Care home ‘heist’ shows we’ve really lost the plot
More than once, I’ve wondered what it would take for this Government’s lockdown rules to be exposed as lunacy. Now I know: it’s the laugh-til-you-crythen-hiccup-with-misery tale of the Yorkshire Care Home Heist, straight from Pinewood Studios.
The cast includes a septuagenarian trained nurse, a confused nonagenarian nan, and a former Coronation Street actress-turned smartphone camerawoman.
The action centred on nurse Ylenia, 73-year-old daughter of 97-year-old Tina, who has dementia and lives in the eponymous Yorkshire care home.
They haven’t seen each other for nine months, due to draconian lockdown regulations. So shortly before the country was, once again, placed in full lockdown, Ylenia muscled her way into the building, tenderly placed her mum into a wheelchair and pushed her out to the car.
Her insistence that she was taking Tina home and would draw upon her professional qualifications to care for her there fell on deaf ears. We know this, because her daughter Leandra (the former soap star, remember?) was filming it.
The police were called to the scene (en route home, they’d stopped off at a garden centre) and promptly arrested Ylenia. I’m not sure of the charge – nan-trafficking could be one option, or perhaps aggravated TLC.
Either way, she was handcuffed – yes, really – and driven away. I’d like to think she got the full blues-and-twos treatment on her way to the station, where she was duly de-arrested.
She went home and drank a strong cup of tea with Leandra to steady her nerves. It would be lovely to report that she has since chartered a helicopter for a Mission Impossible- style sequel.
But, in reality, Tina is back in her care home, condemned to live out these precious remaining days, months, cut off from her loved ones.
How unutterably wretched. But then, is there anyone in this Cabinet with a shred of humanity?
Certainly not whoever decreed that, under Lockdown 2, students cannot return home before December 2. Not for reading week, not for physical illness, mental health, or just because they are 18 and desperately want to escape incarceration with a bunch of strangers and/or need a hot meal.

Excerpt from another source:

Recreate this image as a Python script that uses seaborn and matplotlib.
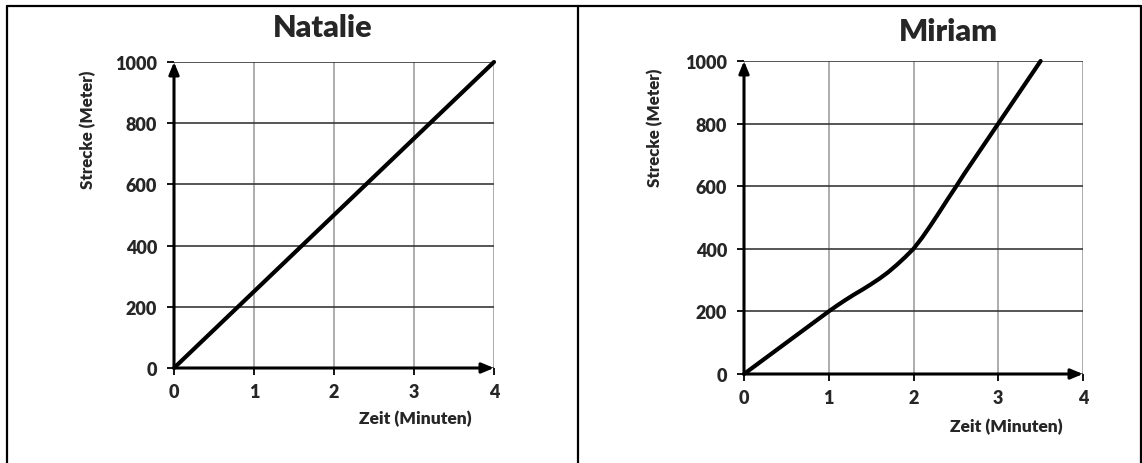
import matplotlib
matplotlib.use("Agg")
import matplotlib.pyplot as plt
import seaborn as sns
import pandas as pd
from matplotlib.lines import Line2D

# data
natalie_time = [0, 1, 2, 3, 4]
natalie_dist = [0, 250, 500, 750, 1000]

miriam_time = [0, 0.5, 1, 1.1, 1.2, 1.3, 1.4, 1.5, 1.6, 1.7, 1.8, 1.9, 2.0,
               2.1, 2.2, 2.3, 2.4, 2.5, 2.6, 2.75, 3, 3.25, 3.5]
miriam_dist = [0, 100, 200, 219, 237, 254, 270, 287, 305, 325, 348, 373, 400,
               435, 474, 515, 557, 598, 640, 700, 800, 900, 1000]

x_ticks = [0, 1, 2, 3, 4]
y_ticks = [0, 200, 400, 600, 800, 1000]

sns.set_theme(style="white")
plt.rcParams["font.family"] = ["Lato", "DejaVu Sans"]
plt.rcParams["font.weight"] = "bold"

fig = plt.figure(figsize=(11.42, 4.64), dpi=100)
W, H = 1142, 464


def make_axes(left, top, right, bottom):
    return fig.add_axes([left / W, 1 - bottom / H, (right - left) / W, (bottom - top) / H])


def style_axes(ax, df):
    sns.lineplot(data=df, x="t", y="d", ax=ax, color="black", linewidth=3.0, clip_on=False)
    ax.set_xlim(0, 4)
    ax.set_ylim(0, 1000)
    ax.set_xticks(x_ticks)
    ax.set_yticks(y_ticks)
    ax.set_xlabel("")
    ax.set_ylabel("")
    for s in ax.spines.values():
        s.set_visible(False)
    ax.grid(axis="y", color="#383838", linewidth=1.2)
    ax.grid(axis="x", color="#a0a0a0", linewidth=1.2)
    ax.set_axisbelow(True)
    ax.tick_params(axis="both", which="major", length=5, width=1.3, color="black",
                   labelsize=13, bottom=True, left=True)
    ax.tick_params(axis="y", pad=7)
    ax.tick_params(axis="x", pad=6)
    for lab in ax.get_xticklabels() + ax.get_yticklabels():
        lab.set_fontweight("heavy")
    # axis arrows
    arrow = dict(arrowstyle="-|>,head_length=0.6,head_width=0.25", color="black", lw=2.2,
                 shrinkA=0, shrinkB=0)
    ax.annotate("", xy=(0, 1.0), xytext=(0, 0), xycoords="axes fraction",
                textcoords="axes fraction", arrowprops=arrow, annotation_clip=False)
    ax.annotate("", xy=(1.0, 0), xytext=(0, 0), xycoords="axes fraction",
                textcoords="axes fraction", arrowprops=arrow, annotation_clip=False)


ax1 = make_axes(174, 63, 494, 369)
style_axes(ax1, pd.DataFrame({"t": natalie_time, "d": natalie_dist}))
ax2 = make_axes(744, 62, 1083, 375)
style_axes(ax2, pd.DataFrame({"t": miriam_time, "d": miriam_dist}))

# titles and axis labels
fig.text(323 / W, 1 - 28 / H, "Natalie", ha="center", va="center", fontsize=22, fontweight="heavy")
fig.text(948 / W, 1 - 32 / H, "Miriam", ha="center", va="center", fontsize=22, fontweight="heavy")
fig.text(88 / W, 1 - 71 / H, "Strecke (Meter)", rotation=90, ha="center", va="top",
         fontsize=12.2, fontweight="heavy")
fig.text(655 / W, 1 - 69 / H, "Strecke (Meter)", rotation=90, ha="center", va="top",
         fontsize=12.2, fontweight="heavy")
fig.text(472 / W, 1 - 419 / H, "Zeit (Minuten)", ha="right", va="center",
         fontsize=12.5, fontweight="heavy")
fig.text(1063 / W, 1 - 427 / H, "Zeit (Minuten)", ha="right", va="center",
         fontsize=12.5, fontweight="heavy")

# outer frame and divider
lw = 1.6
fig.add_artist(Line2D([7 / W, 1141 / W], [1 - 7 / H, 1 - 7 / H], color="black", lw=lw))
fig.add_artist(Line2D([7 / W, 7 / W], [0, 1 - 7 / H], color="black", lw=lw))
fig.add_artist(Line2D([1141 / W, 1141 / W], [0, 1 - 7 / H], color="black", lw=lw))
fig.add_artist(Line2D([578 / W, 578 / W], [0, 1 - 7 / H], color="black", lw=lw))

fig.savefig("out.png", dpi=100)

And what about the clinically vulnerable? They are effectively under house arrest, having been given new instruction just hours before Lockdown 2 came into effect on Thursday to stay put unless they have a medical appointment or to exercise.
It’s hard to guess how long the British public will comply with increasingly restrictive government edicts that demand great sacrifices from us – that forcibly separate families, turn care homes into jails for 97-year-old nans, and close down society at the point where figures show localised lockdowns are working – while signally failing to create a test and trace programme that is fit for purpose.
The social contract has been well and truly broken.